The task →
Retype each line of the material exactly, please, skipping any picture in it.

-=-=-

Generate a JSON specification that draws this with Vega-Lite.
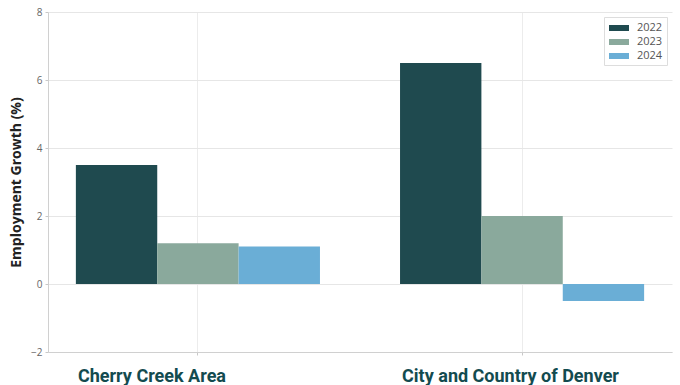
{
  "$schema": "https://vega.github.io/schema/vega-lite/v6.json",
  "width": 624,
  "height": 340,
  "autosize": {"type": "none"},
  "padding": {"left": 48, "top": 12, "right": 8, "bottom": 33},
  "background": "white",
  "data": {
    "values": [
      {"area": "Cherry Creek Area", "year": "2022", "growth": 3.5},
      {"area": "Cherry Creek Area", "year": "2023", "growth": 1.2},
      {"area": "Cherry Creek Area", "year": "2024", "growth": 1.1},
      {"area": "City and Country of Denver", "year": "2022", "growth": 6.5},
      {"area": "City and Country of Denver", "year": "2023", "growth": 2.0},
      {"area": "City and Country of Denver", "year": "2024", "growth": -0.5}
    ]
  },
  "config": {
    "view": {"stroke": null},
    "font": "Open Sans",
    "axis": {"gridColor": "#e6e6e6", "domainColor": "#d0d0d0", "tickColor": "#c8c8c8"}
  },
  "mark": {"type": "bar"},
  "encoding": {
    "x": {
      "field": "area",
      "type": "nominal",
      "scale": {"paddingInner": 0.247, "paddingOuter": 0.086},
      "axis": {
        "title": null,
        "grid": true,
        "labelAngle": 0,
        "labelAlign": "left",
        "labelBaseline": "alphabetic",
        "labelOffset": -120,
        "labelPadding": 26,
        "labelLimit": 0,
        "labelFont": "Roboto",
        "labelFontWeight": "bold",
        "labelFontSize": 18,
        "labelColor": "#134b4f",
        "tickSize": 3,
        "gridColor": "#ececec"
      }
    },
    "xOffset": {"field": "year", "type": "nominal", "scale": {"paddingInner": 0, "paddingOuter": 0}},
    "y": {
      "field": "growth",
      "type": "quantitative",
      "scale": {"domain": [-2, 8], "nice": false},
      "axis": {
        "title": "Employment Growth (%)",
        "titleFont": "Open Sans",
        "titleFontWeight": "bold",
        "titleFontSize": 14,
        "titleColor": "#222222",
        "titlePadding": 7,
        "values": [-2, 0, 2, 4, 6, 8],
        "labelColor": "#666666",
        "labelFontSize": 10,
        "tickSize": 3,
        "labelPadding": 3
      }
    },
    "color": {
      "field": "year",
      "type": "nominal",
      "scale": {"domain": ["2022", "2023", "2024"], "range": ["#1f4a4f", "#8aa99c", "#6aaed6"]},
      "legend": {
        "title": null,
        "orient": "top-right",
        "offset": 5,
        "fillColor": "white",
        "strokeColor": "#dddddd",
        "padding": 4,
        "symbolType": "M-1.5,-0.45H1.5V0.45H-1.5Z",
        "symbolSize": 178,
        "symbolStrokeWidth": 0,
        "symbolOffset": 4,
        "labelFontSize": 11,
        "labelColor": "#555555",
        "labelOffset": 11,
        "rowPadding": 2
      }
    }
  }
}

-=-=-

Output below →
Generate a JSON specification that draws this with Vega-Lite.
{
  "$schema": "https://vega.github.io/schema/vega-lite/v6.json",
  "width": 624,
  "height": 340,
  "autosize": {"type": "none"},
  "padding": {"left": 48, "top": 12, "right": 8, "bottom": 33},
  "background": "white",
  "data": {
    "values": [
      {"area": "Cherry Creek Area", "year": "2022", "growth": 3.5},
      {"area": "Cherry Creek Area", "year": "2023", "growth": 1.2},
      {"area": "Cherry Creek Area", "year": "2024", "growth": 1.1},
      {"area": "City and Country of Denver", "year": "2022", "growth": 6.5},
      {"area": "City and Country of Denver", "year": "2023", "growth": 2.0},
      {"area": "City and Country of Denver", "year": "2024", "growth": -0.5}
    ]
  },
  "config": {
    "view": {"stroke": null},
    "font": "Open Sans",
    "axis": {"gridColor": "#e6e6e6", "domainColor": "#d0d0d0", "tickColor": "#c8c8c8"}
  },
  "mark": {"type": "bar"},
  "encoding": {
    "x": {
      "field": "area",
      "type": "nominal",
      "scale": {"paddingInner": 0.247, "paddingOuter": 0.086},
      "axis": {
        "title": null,
        "grid": true,
        "labelAngle": 0,
        "labelAlign": "left",
        "labelBaseline": "alphabetic",
        "labelOffset": -120,
        "labelPadding": 26,
        "labelLimit": 0,
        "labelFont": "Roboto",
        "labelFontWeight": "bold",
        "labelFontSize": 18,
        "labelColor": "#134b4f",
        "tickSize": 3,
        "gridColor": "#ececec"
      }
    },
    "xOffset": {"field": "year", "type": "nominal", "scale": {"paddingInner": 0, "paddingOuter": 0}},
    "y": {
      "field": "growth",
      "type": "quantitative",
      "scale": {"domain": [-2, 8], "nice": false},
      "axis": {
        "title": "Employment Growth (%)",
        "titleFont": "Open Sans",
        "titleFontWeight": "bold",
        "titleFontSize": 14,
        "titleColor": "#222222",
        "titlePadding": 7,
        "values": [-2, 0, 2, 4, 6, 8],
        "labelColor": "#666666",
        "labelFontSize": 10,
        "tickSize": 3,
        "labelPadding": 3
      }
    },
    "color": {
      "field": "year",
      "type": "nominal",
      "scale": {"domain": ["2022", "2023", "2024"], "range": ["#1f4a4f", "#8aa99c", "#6aaed6"]},
      "legend": {
        "title": null,
        "orient": "top-right",
        "offset": 5,
        "fillColor": "white",
        "strokeColor": "#dddddd",
        "padding": 4,
        "symbolType": "M-1.5,-0.45H1.5V0.45H-1.5Z",
        "symbolSize": 178,
        "symbolStrokeWidth": 0,
        "symbolOffset": 4,
        "labelFontSize": 11,
        "labelColor": "#555555",
        "labelOffset": 11,
        "rowPadding": 2
      }
    }
  }
}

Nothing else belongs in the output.